*YOUR GOAL:* Repeat the lines below exactly as they appear, but leave out the images.

-- Start --

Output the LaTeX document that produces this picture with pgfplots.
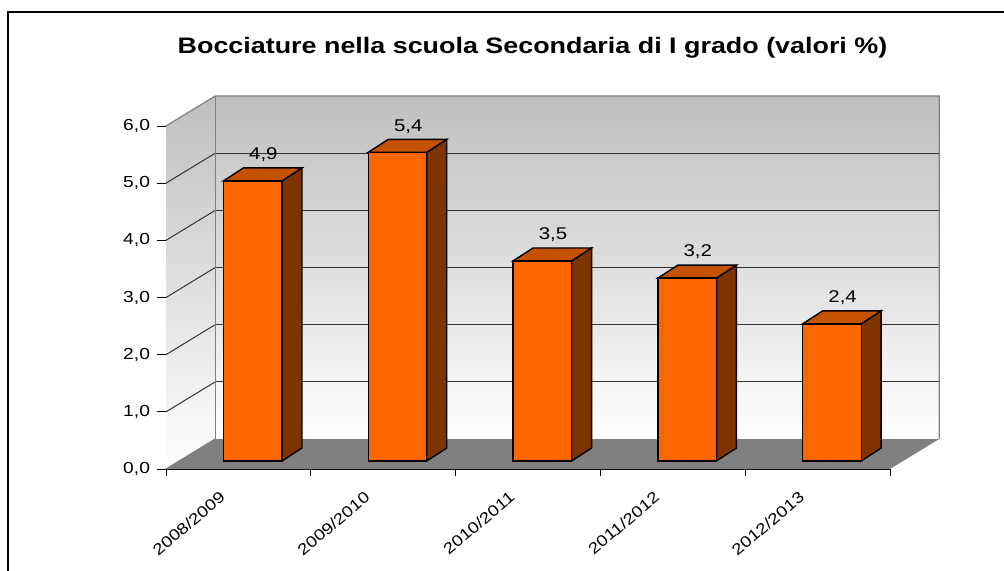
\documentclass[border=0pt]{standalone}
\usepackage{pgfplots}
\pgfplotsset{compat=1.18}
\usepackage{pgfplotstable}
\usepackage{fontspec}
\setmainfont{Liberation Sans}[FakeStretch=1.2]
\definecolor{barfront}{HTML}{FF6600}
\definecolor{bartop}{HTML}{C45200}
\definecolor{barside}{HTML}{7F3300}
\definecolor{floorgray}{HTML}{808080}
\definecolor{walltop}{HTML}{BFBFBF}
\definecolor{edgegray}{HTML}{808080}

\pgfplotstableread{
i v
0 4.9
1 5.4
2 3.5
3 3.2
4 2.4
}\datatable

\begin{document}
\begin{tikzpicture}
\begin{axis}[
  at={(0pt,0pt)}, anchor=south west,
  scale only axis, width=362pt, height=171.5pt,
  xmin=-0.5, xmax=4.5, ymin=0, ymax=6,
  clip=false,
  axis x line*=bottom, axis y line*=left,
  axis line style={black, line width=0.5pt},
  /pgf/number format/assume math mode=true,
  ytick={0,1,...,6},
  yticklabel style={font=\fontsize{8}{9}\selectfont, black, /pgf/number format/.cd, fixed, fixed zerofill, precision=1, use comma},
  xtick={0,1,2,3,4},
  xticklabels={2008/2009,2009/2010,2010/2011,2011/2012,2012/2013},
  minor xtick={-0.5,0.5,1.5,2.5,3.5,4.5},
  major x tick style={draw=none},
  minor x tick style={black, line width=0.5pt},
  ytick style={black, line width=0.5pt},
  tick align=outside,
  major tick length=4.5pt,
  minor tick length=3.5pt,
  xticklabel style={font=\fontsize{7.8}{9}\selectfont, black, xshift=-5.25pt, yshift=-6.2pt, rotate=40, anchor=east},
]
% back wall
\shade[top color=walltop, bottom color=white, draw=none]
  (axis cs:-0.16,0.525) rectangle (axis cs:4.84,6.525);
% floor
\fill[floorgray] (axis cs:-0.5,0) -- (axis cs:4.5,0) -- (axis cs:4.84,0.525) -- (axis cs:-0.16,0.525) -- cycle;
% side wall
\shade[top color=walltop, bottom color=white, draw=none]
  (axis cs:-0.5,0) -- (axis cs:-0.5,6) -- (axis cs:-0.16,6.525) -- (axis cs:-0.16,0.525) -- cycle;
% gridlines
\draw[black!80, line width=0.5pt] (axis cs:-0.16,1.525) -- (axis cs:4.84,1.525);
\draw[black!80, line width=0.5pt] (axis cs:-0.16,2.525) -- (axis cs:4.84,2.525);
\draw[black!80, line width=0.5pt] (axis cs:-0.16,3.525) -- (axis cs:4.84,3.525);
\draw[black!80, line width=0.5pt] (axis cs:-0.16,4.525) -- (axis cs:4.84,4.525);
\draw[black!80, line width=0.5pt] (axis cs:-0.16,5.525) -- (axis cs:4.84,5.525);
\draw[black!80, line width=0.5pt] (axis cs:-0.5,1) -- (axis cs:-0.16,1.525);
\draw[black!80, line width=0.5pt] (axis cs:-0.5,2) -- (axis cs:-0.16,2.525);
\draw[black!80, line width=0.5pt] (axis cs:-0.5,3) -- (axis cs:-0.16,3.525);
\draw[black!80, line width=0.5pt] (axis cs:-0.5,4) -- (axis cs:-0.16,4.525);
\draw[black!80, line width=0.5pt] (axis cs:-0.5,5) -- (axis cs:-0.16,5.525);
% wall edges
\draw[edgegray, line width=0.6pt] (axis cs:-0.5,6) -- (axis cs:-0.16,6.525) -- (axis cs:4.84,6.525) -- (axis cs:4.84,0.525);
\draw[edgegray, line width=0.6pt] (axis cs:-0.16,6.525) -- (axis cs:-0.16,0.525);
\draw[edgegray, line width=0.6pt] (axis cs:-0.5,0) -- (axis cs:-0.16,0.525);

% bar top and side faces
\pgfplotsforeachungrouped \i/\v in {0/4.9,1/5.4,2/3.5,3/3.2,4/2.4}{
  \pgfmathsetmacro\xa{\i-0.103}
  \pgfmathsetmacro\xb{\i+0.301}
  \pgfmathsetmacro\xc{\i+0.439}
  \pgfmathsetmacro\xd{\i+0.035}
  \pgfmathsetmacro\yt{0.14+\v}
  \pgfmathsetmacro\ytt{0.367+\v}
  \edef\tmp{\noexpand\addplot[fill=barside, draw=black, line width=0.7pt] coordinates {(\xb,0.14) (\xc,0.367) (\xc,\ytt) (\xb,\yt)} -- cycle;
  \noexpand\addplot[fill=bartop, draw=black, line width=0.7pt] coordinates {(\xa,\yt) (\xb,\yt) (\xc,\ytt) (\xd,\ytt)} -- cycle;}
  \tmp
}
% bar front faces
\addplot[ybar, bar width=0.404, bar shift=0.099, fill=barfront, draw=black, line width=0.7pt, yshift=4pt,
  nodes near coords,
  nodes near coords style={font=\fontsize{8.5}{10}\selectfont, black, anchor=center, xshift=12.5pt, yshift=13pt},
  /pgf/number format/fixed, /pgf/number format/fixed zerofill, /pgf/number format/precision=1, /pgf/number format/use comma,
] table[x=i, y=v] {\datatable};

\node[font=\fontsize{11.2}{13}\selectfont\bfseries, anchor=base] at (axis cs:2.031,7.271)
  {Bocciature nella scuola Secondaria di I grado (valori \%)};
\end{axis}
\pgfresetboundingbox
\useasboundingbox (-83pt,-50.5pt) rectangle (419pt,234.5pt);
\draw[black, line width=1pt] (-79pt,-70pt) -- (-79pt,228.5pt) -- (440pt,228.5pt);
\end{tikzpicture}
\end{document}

-- End --

*THE COMPLETED TASK:*
Output the LaTeX document that produces this picture with pgfplots.
\documentclass[border=0pt]{standalone}
\usepackage{pgfplots}
\pgfplotsset{compat=1.18}
\usepackage{pgfplotstable}
\usepackage{fontspec}
\setmainfont{Liberation Sans}[FakeStretch=1.2]
\definecolor{barfront}{HTML}{FF6600}
\definecolor{bartop}{HTML}{C45200}
\definecolor{barside}{HTML}{7F3300}
\definecolor{floorgray}{HTML}{808080}
\definecolor{walltop}{HTML}{BFBFBF}
\definecolor{edgegray}{HTML}{808080}

\pgfplotstableread{
i v
0 4.9
1 5.4
2 3.5
3 3.2
4 2.4
}\datatable

\begin{document}
\begin{tikzpicture}
\begin{axis}[
  at={(0pt,0pt)}, anchor=south west,
  scale only axis, width=362pt, height=171.5pt,
  xmin=-0.5, xmax=4.5, ymin=0, ymax=6,
  clip=false,
  axis x line*=bottom, axis y line*=left,
  axis line style={black, line width=0.5pt},
  /pgf/number format/assume math mode=true,
  ytick={0,1,...,6},
  yticklabel style={font=\fontsize{8}{9}\selectfont, black, /pgf/number format/.cd, fixed, fixed zerofill, precision=1, use comma},
  xtick={0,1,2,3,4},
  xticklabels={2008/2009,2009/2010,2010/2011,2011/2012,2012/2013},
  minor xtick={-0.5,0.5,1.5,2.5,3.5,4.5},
  major x tick style={draw=none},
  minor x tick style={black, line width=0.5pt},
  ytick style={black, line width=0.5pt},
  tick align=outside,
  major tick length=4.5pt,
  minor tick length=3.5pt,
  xticklabel style={font=\fontsize{7.8}{9}\selectfont, black, xshift=-5.25pt, yshift=-6.2pt, rotate=40, anchor=east},
]
% back wall
\shade[top color=walltop, bottom color=white, draw=none]
  (axis cs:-0.16,0.525) rectangle (axis cs:4.84,6.525);
% floor
\fill[floorgray] (axis cs:-0.5,0) -- (axis cs:4.5,0) -- (axis cs:4.84,0.525) -- (axis cs:-0.16,0.525) -- cycle;
% side wall
\shade[top color=walltop, bottom color=white, draw=none]
  (axis cs:-0.5,0) -- (axis cs:-0.5,6) -- (axis cs:-0.16,6.525) -- (axis cs:-0.16,0.525) -- cycle;
% gridlines
\draw[black!80, line width=0.5pt] (axis cs:-0.16,1.525) -- (axis cs:4.84,1.525);
\draw[black!80, line width=0.5pt] (axis cs:-0.16,2.525) -- (axis cs:4.84,2.525);
\draw[black!80, line width=0.5pt] (axis cs:-0.16,3.525) -- (axis cs:4.84,3.525);
\draw[black!80, line width=0.5pt] (axis cs:-0.16,4.525) -- (axis cs:4.84,4.525);
\draw[black!80, line width=0.5pt] (axis cs:-0.16,5.525) -- (axis cs:4.84,5.525);
\draw[black!80, line width=0.5pt] (axis cs:-0.5,1) -- (axis cs:-0.16,1.525);
\draw[black!80, line width=0.5pt] (axis cs:-0.5,2) -- (axis cs:-0.16,2.525);
\draw[black!80, line width=0.5pt] (axis cs:-0.5,3) -- (axis cs:-0.16,3.525);
\draw[black!80, line width=0.5pt] (axis cs:-0.5,4) -- (axis cs:-0.16,4.525);
\draw[black!80, line width=0.5pt] (axis cs:-0.5,5) -- (axis cs:-0.16,5.525);
% wall edges
\draw[edgegray, line width=0.6pt] (axis cs:-0.5,6) -- (axis cs:-0.16,6.525) -- (axis cs:4.84,6.525) -- (axis cs:4.84,0.525);
\draw[edgegray, line width=0.6pt] (axis cs:-0.16,6.525) -- (axis cs:-0.16,0.525);
\draw[edgegray, line width=0.6pt] (axis cs:-0.5,0) -- (axis cs:-0.16,0.525);

% bar top and side faces
\pgfplotsforeachungrouped \i/\v in {0/4.9,1/5.4,2/3.5,3/3.2,4/2.4}{
  \pgfmathsetmacro\xa{\i-0.103}
  \pgfmathsetmacro\xb{\i+0.301}
  \pgfmathsetmacro\xc{\i+0.439}
  \pgfmathsetmacro\xd{\i+0.035}
  \pgfmathsetmacro\yt{0.14+\v}
  \pgfmathsetmacro\ytt{0.367+\v}
  \edef\tmp{\noexpand\addplot[fill=barside, draw=black, line width=0.7pt] coordinates {(\xb,0.14) (\xc,0.367) (\xc,\ytt) (\xb,\yt)} -- cycle;
  \noexpand\addplot[fill=bartop, draw=black, line width=0.7pt] coordinates {(\xa,\yt) (\xb,\yt) (\xc,\ytt) (\xd,\ytt)} -- cycle;}
  \tmp
}
% bar front faces
\addplot[ybar, bar width=0.404, bar shift=0.099, fill=barfront, draw=black, line width=0.7pt, yshift=4pt,
  nodes near coords,
  nodes near coords style={font=\fontsize{8.5}{10}\selectfont, black, anchor=center, xshift=12.5pt, yshift=13pt},
  /pgf/number format/fixed, /pgf/number format/fixed zerofill, /pgf/number format/precision=1, /pgf/number format/use comma,
] table[x=i, y=v] {\datatable};

\node[font=\fontsize{11.2}{13}\selectfont\bfseries, anchor=base] at (axis cs:2.031,7.271)
  {Bocciature nella scuola Secondaria di I grado (valori \%)};
\end{axis}
\pgfresetboundingbox
\useasboundingbox (-83pt,-50.5pt) rectangle (419pt,234.5pt);
\draw[black, line width=1pt] (-79pt,-70pt) -- (-79pt,228.5pt) -- (440pt,228.5pt);
\end{tikzpicture}
\end{document}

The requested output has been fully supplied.